* [Material provided]
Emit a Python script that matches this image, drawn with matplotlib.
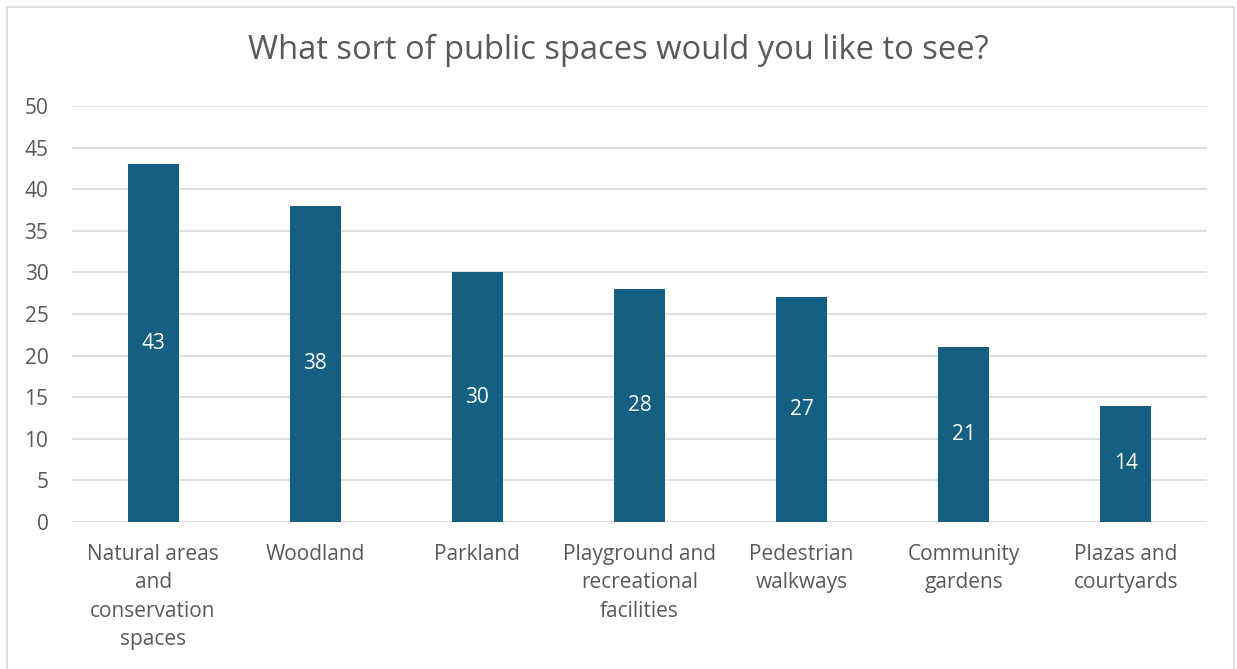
import numpy as np
import matplotlib.pyplot as plt
from matplotlib.patches import Rectangle

# survey answers
categories = ['Natural areas\nand\nconservation\nspaces', 'Woodland', 'Parkland',
              'Playground and\nrecreational\nfacilities', 'Pedestrian\nwalkways',
              'Community\ngardens', 'Plazas and\ncourtyards']
counts = [43, 38, 30, 28, 27, 21, 14]
yticks = [0, 5, 10, 15, 20, 25, 30, 35, 40, 45, 50]

plt.rcParams['font.family'] = ['Open Sans', 'DejaVu Sans']
txt = '#595959'
barcol = '#156082'

fig = plt.figure(figsize=(12.37, 6.69), dpi=100)
ax = fig.add_axes([72/1237, 147/669, 1135/1237, 416/669])

x = np.arange(len(categories))
bars = ax.bar(x, counts, width=0.315, color=barcol, zorder=3)
for xi, v in zip(x, counts):
    ax.text(xi, v/2, str(v), ha='center', va='center', color='white', fontsize=15, zorder=4)

ax.set_xlim(-0.5, len(categories)-0.5)
ax.set_ylim(0, 50)
ax.set_yticks(yticks)
ax.set_xticks(x)
ax.set_xticklabels(categories, linespacing=1.45)
ax.tick_params(axis='both', length=0, colors=txt, labelsize=15)
ax.tick_params(axis='x', pad=16)
ax.tick_params(axis='y', pad=17)
ax.grid(axis='y', color='#d9d9d9', lw=1.2, zorder=0)
for s in ax.spines.values():
    s.set_visible(False)

fig.text(0.5, 1-50/669, 'What sort of public spaces would you like to see?',
         ha='center', va='center', color=txt, fontsize=23.5)

# outer chart frame
fig.patches.append(Rectangle((7/1237, -0.05), 1227/1237, 1.05-7/669, transform=fig.transFigure,
                             fill=False, ec='#d9d9d9', lw=1.2))

fig.savefig('out.png', dpi=100)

* [Written instruction] Reproduce only the lines from the beginning of the data through the line that contains "color='white', fontsize=15, zorder=4)", both included, and please drop the pictures.

* [Solution to this task]
Emit a Python script that matches this image, drawn with matplotlib.
import numpy as np
import matplotlib.pyplot as plt
from matplotlib.patches import Rectangle

# survey answers
categories = ['Natural areas\nand\nconservation\nspaces', 'Woodland', 'Parkland',
              'Playground and\nrecreational\nfacilities', 'Pedestrian\nwalkways',
              'Community\ngardens', 'Plazas and\ncourtyards']
counts = [43, 38, 30, 28, 27, 21, 14]
yticks = [0, 5, 10, 15, 20, 25, 30, 35, 40, 45, 50]

plt.rcParams['font.family'] = ['Open Sans', 'DejaVu Sans']
txt = '#595959'
barcol = '#156082'

fig = plt.figure(figsize=(12.37, 6.69), dpi=100)
ax = fig.add_axes([72/1237, 147/669, 1135/1237, 416/669])

x = np.arange(len(categories))
bars = ax.bar(x, counts, width=0.315, color=barcol, zorder=3)
for xi, v in zip(x, counts):
    ax.text(xi, v/2, str(v), ha='center', va='center', color='white', fontsize=15, zorder=4)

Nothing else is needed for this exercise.